You’ve probably heard a lot about electronic components this past year. It’s all the rage as demand is high. In fact, worldwide sales of semiconductors were $44.5 billion in June 2021, an increase of 29.2% from the June 2020 total of $34.5 billion, reports the Semiconductor Industry Association (SIA). And June 2021 sales were 2.1% more than the May 2021 total of $43.6 billion.

“Demand for semiconductors is projected to continue to rise substantially in the long term, as the world continues using chips to become smarter, greener, more productive, and better connected,” said John Neuffer, SIA president and CEO.

Here’s the breakdown in increase in sales per country, according to SIA:

  • Europe – 43.2%
  • Asia Pacific – 34%
  • China – 28.3%
  • Americas – 22.9%
  • Japan – 21.2%

Still while demand is high, the supply of electronic components remains exceedingly low, continuing the massive global shortage affecting most, if not all industries.

So the burning question is – why are electronic components so vital to our daily lives? Electronic components are used to power every device that touches our fingertips. They are the parts used in devices that construct electronic circuits. These electronic components can change the electric current as it can carry information and help in the functions of that circuit.

Electronic components can be classified into two types – active and passive components. While most devices contain both active and passive components, all electronic circuits must contain at least one active component. Sounds confusing? Here are the differences between each component type.
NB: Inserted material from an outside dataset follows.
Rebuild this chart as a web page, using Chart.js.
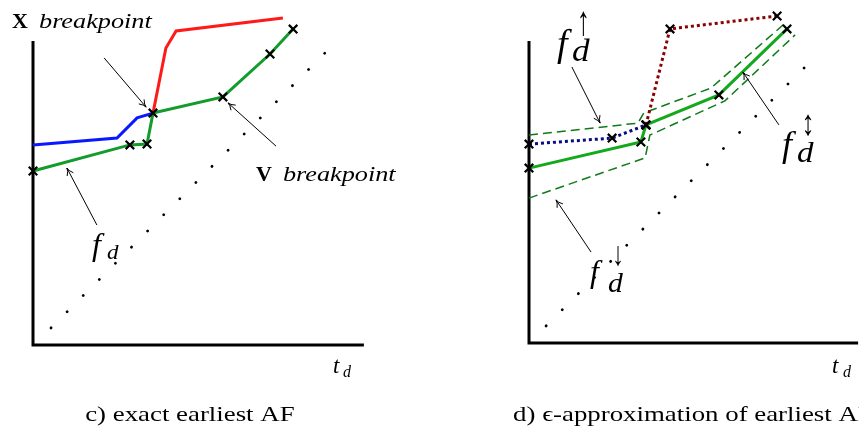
<!DOCTYPE html>
<html>
<head>
<meta charset="utf-8">
<script src="https://cdn.jsdelivr.net/npm/chart.js@4.4.1/dist/chart.umd.min.js"></script>
<style>
  html, body { margin: 0; padding: 0; background: #fff; }
  #wrap { position: relative; width: 863px; height: 433px; overflow: hidden; }
  canvas { position: absolute; top: 0; }
</style>
</head>
<body>
<div id="wrap">
  <canvas id="panel-c" width="431" height="433" style="left:0"></canvas>
  <canvas id="panel-d" width="432" height="433" style="left:431px"></canvas>
</div>
<script>
// values in plot units (origin = corner of the axes)
// c) exact earliest AF
const cExact = [[0, 5.8], [3.23, 6.67], [3.8, 6.7], [4.0, 7.73], [6.33, 8.27], [7.9, 9.7], [8.67, 10.53]];
const cViaV = [[0, 6.67], [2.8, 6.9], [3.47, 7.57], [4.0, 7.73]];
const cViaX = [[4.0, 7.73], [4.43, 9.9], [4.77, 10.47], [8.33, 10.9]];
const cDiagonal = [[0.6, 0.57], [9.73, 9.73]];

// d) epsilon-approximation
const dMid = [[0, 5.83], [3.73, 6.7], [3.9, 7.27], [6.33, 8.27], [8.6, 10.47]];
const dLowerPart = [[0, 6.63], [2.77, 6.83], [3.9, 7.27]];
const dUpperPart = [[3.9, 7.27], [4.7, 10.47], [8.27, 10.9]];
const dBandTop = [[0, 6.93], [3.63, 7.33], [3.83, 7.67], [6.07, 8.5], [8.5, 10.63]];
const dBandBottom = [[0, 4.83], [3.87, 6.17], [4.03, 6.93], [6.53, 8.07], [8.87, 10.27]];
const dDiagonal = [[0.57, 0.57], [9.67, 9.67]];

const PX = 30;          // pixels per unit
const H = 433;
const serif = '"Liberation Serif", "DejaVu Serif", serif';

const pts = (arr) => arr.map(([x, y]) => ({ x, y }));

const cross = {
  pointStyle: 'crossRot',
  pointRadius: 6,
  pointBorderColor: '#000',
  pointBorderWidth: 2.2,
};
const noPoints = { pointRadius: 0 };

function dots(data) {
  return {
    data: pts(data), borderColor: '#000', borderWidth: 2.8,
    borderDash: [0.1, 22.7], borderCapStyle: 'round', order: 9, ...noPoints,
  };
}

const sketch = {
  id: 'sketch',
  beforeDatasetsDraw(chart, args, opts) {
    const { ctx, scales: { x, y } } = chart;
    ctx.save();
    ctx.strokeStyle = '#000';
    ctx.lineWidth = 3;
    ctx.lineJoin = 'miter';
    ctx.beginPath();
    ctx.moveTo(x.getPixelForValue(0), y.getPixelForValue(opts.axisTop));
    ctx.lineTo(x.getPixelForValue(0), y.getPixelForValue(0));
    ctx.lineTo(x.getPixelForValue(opts.axisRight), y.getPixelForValue(0));
    ctx.stroke();
    ctx.restore();
  },
  afterDatasetsDraw(chart, args, opts) {
    const { ctx, scales: { x, y } } = chart;
    ctx.save();
    ctx.strokeStyle = '#000';
    ctx.fillStyle = '#000';
    ctx.lineWidth = 1;
    // annotation arrows
    opts.arrows.forEach(([from, to]) => {
      const x0 = x.getPixelForValue(from[0]), y0 = y.getPixelForValue(from[1]);
      const x1 = x.getPixelForValue(to[0]), y1 = y.getPixelForValue(to[1]);
      const a = Math.atan2(y1 - y0, x1 - x0);
      ctx.beginPath();
      ctx.moveTo(x0, y0);
      ctx.lineTo(x1, y1);
      ctx.moveTo(x1 - 8 * Math.cos(a - 0.45), y1 - 8 * Math.sin(a - 0.45));
      ctx.quadraticCurveTo(x1 - 3 * Math.cos(a), y1 - 3 * Math.sin(a), x1, y1);
      ctx.quadraticCurveTo(x1 - 3 * Math.cos(a), y1 - 3 * Math.sin(a),
        x1 - 8 * Math.cos(a + 0.45), y1 - 8 * Math.sin(a + 0.45));
      ctx.stroke();
    });
    // labels (sx/sy stretch the glyphs a little towards the TeX look)
    ctx.textBaseline = 'alphabetic';
    opts.texts.forEach((t) => {
      ctx.save();
      if (t.clipX !== undefined) {
        // the source figure is cut off at its right edge
        ctx.beginPath();
        ctx.rect(0, 0, x.getPixelForValue(t.clipX), chart.height);
        ctx.clip();
      }
      ctx.font = t.font;
      ctx.textAlign = t.align || 'left';
      ctx.translate(x.getPixelForValue(t.x), y.getPixelForValue(t.y));
      ctx.scale(t.sx || 1, t.sy || 1);
      ctx.fillText(t.text, 0, 0);
      ctx.restore();
    });
    ctx.restore();
  },
};

function makePanel(id, width, origin, datasets, annot) {
  const ctx = document.getElementById(id);
  return new Chart(ctx, {
    type: 'scatter',
    data: { datasets },
    options: {
      responsive: false,
      animation: false,
      events: [],
      layout: { padding: 0, autoPadding: false },
      scales: {
        x: { type: 'linear', display: false, min: -origin[0] / PX, max: (width - origin[0]) / PX },
        y: { type: 'linear', display: false, min: -(H - origin[1]) / PX, max: origin[1] / PX },
      },
      plugins: {
        legend: { display: false },
        tooltip: { enabled: false },
        sketch: annot,
      },
    },
    plugins: [sketch],
  });
}

const line = (data, color, extra) => ({
  data: pts(data), showLine: true, borderColor: color, borderWidth: 3,
  clip: false, ...extra,
});

makePanel('panel-c', 431, [33, 345], [
  line(cExact, '#139b2b', { order: 0, ...cross }),
  line(cViaV, '#0a18ff', { order: 2, ...noPoints }),
  line(cViaX, '#ff1a1a', { order: 1, ...noPoints }),
  { ...dots(cDiagonal), showLine: true },
], {
  axisTop: 10.13,
  axisRight: 11.03,
  arrows: [
    [[2.37, 9.57], [3.77, 7.93]],
    [[8.1, 6.63], [6.5, 8.07]],
    [[2.13, 4.0], [1.13, 5.9]],
  ],
  texts: [
    { text: 'X', x: -0.7, y: 10.57, font: `bold 20px ${serif}`, sx: 1.1 },
    { text: 'breakpoint', x: 0.2, y: 10.57, font: `italic 21px ${serif}`, sx: 1.25 },
    { text: 'V', x: 7.43, y: 5.47, font: `bold 20px ${serif}`, sx: 1.1 },
    { text: 'breakpoint', x: 8.33, y: 5.47, font: `italic 21px ${serif}`, sx: 1.25 },
    { text: 'f', x: 1.97, y: 3.0, font: `italic 32px ${serif}` },
    { text: 'd', x: 2.47, y: 2.87, font: `italic 21px ${serif}`, sx: 1.1 },
    { text: 't', x: 10.0, y: -0.93, font: `italic 23px ${serif}` },
    { text: 'd', x: 10.33, y: -1.07, font: `italic 16px ${serif}` },
    { text: 'c) exact earliest AF', x: 5.23, y: -2.53, font: `22px ${serif}`, align: 'center', sx: 1.22 },
  ],
});

makePanel('panel-d', 432, [98, 343], [
  line(dMid, '#13a91d', { order: 1, ...cross }),
  line(dLowerPart, '#0b0b85', { order: 0, borderDash: [3, 3], ...cross }),
  line(dUpperPart, '#8b0000', { order: 0, borderDash: [3, 3], ...cross }),
  line(dBandTop, '#0f7a1a', { order: 3, borderWidth: 1.5, borderDash: [9, 5], ...noPoints }),
  line(dBandBottom, '#0f7a1a', { order: 3, borderWidth: 1.5, borderDash: [9, 5], ...noPoints }),
  { ...dots(dDiagonal), showLine: true },
], {
  axisTop: 10.07,
  axisRight: 10.97,
  arrows: [
    [[1.43, 9.2], [2.37, 7.33]],
    [[8.33, 7.27], [7.13, 9.03]],
    [[2.07, 3.03], [0.9, 4.77]],
  ],
  texts: [
    { text: 'f', x: 0.93, y: 9.57, font: `italic 38px ${serif}` },
    { text: 'd', x: 1.43, y: 9.4, font: `italic 32px ${serif}`, sx: 1.1 },
    { text: '\u2191', x: 1.82, y: 10.27, font: `26px ${serif}`, align: 'center', sy: 1.6 },
    { text: 'f', x: 8.43, y: 6.23, font: `italic 36px ${serif}` },
    { text: 'd', x: 8.93, y: 6.03, font: `italic 30px ${serif}`, sx: 1.1 },
    { text: '\u2195', x: 9.3, y: 6.93, font: `26px ${serif}`, align: 'center', sy: 1.4 },
    { text: 'f', x: 2.03, y: 2.03, font: `italic 32px ${serif}` },
    { text: 'd', x: 2.63, y: 1.7, font: `italic 27px ${serif}`, sx: 1.1 },
    { text: '\u2193', x: 2.97, y: 2.6, font: `24px ${serif}`, align: 'center', sy: 1.4 },
    { text: 't', x: 10.1, y: -1.0, font: `italic 23px ${serif}` },
    { text: 'd', x: 10.47, y: -1.13, font: `italic 16px ${serif}` },
    { text: 'd) \u03f5-approximation of earliest AF', x: -0.53, y: -2.6, font: `22px ${serif}`, sx: 1.22, clipX: 11.0 },
  ],
});
</script>
</body>
</html>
On the Giving End: Active Components

Active components power the circuit by supplying the energy to it, and are capable of electrically controlling and amplifying the flow of electrical current. According to Power-and-Beyond.com, active components require a source of energy, typically in the form of a direct current to perform their specific function.

One of the biggest benefits of active components is that they can allow for amplification – the ability to control small inputs of electricity to match a larger output of electricity. The most active components consist of semiconductor devices such as transistors, diodes, and integrated circuits. Other common examples of active components include voltage sources (like batteries), current sources, and generators.
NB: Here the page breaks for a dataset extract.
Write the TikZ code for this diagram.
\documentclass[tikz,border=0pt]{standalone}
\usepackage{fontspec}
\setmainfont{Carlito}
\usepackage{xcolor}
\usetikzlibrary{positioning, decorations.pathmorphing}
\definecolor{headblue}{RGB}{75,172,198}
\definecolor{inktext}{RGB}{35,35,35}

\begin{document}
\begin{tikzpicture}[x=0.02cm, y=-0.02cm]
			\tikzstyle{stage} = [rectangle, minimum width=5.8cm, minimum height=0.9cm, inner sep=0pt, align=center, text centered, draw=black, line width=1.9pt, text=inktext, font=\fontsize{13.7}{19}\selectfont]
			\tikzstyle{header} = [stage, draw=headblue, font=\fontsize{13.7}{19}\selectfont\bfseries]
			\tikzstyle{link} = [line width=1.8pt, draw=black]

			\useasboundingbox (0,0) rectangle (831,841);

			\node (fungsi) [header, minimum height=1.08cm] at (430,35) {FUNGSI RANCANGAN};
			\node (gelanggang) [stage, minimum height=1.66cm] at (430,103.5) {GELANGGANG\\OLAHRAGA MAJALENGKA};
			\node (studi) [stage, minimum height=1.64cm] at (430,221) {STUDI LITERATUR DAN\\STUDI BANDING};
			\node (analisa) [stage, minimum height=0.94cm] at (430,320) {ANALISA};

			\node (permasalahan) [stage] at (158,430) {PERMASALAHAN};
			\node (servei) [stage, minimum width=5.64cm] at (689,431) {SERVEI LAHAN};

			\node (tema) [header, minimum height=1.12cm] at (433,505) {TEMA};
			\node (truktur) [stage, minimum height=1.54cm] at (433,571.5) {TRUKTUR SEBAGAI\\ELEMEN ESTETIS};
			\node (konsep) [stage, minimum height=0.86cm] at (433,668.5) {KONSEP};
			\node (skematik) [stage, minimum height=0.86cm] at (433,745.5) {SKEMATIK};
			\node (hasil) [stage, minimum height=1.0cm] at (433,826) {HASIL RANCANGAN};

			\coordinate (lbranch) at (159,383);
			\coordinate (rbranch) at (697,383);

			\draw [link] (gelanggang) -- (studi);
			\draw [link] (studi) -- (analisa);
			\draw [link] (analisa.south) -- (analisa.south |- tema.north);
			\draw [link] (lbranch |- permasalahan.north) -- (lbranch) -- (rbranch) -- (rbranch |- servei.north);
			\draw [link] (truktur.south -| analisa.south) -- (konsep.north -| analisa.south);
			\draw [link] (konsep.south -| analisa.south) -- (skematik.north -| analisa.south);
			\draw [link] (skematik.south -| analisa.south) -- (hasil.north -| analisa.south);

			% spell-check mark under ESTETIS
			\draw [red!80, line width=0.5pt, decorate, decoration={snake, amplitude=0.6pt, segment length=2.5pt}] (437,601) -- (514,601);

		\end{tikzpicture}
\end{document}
On the Receiving End: Passive Components

Unlike active components, passive components do not give energy to the circuit, hence its name “passive.” Passive components cannot control or amplify electricity themselves, and can only receive energy, which it dissipates, resists, absorbs or stores in an electric or magnetic field.
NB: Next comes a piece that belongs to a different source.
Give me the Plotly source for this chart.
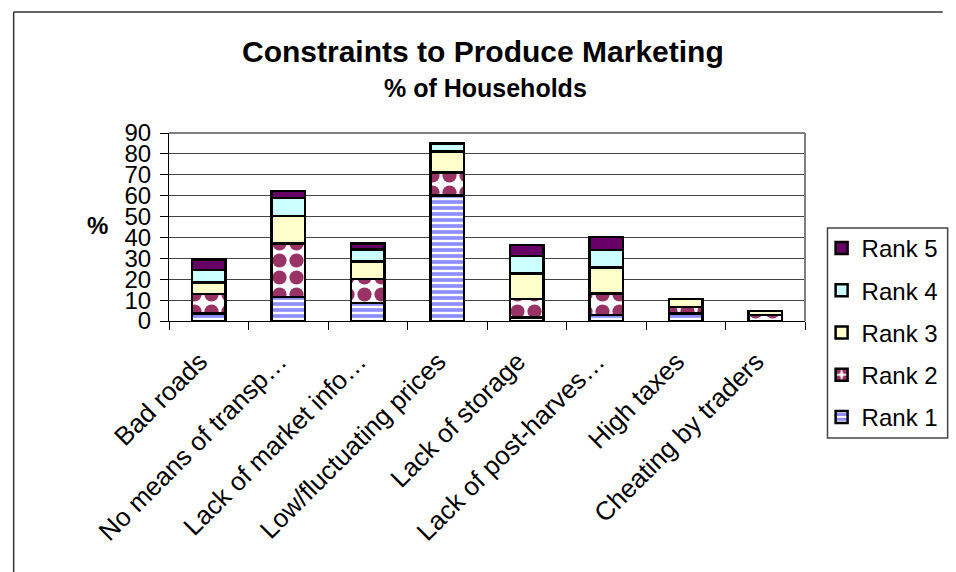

Passive components also don’t need an external power source to function. The most common examples of passive components include resistors, capacitors, inductors, and transformers.

Staying Ahead of the Game

Now that you know more about the differences between active and passive components, it’s important to stay ahead of the game – by continuously monitoring component lead times. We reported last month that lead times for electronic components are increasing due to the shortage, especially for components like oscillators. That of course, still rings true today. Only this time, lead times are longer than ever before.

According to SupplyChainDive, lead times for electronic components increased from 16 weeks to more than 52 weeks. It seems vigilance and patience will be needed to deal with the ongoing shortages. We suggest working closely with your trusted electronics distribution partner in monitoring the current electronic components situation to help you prepare for any challenges that arise.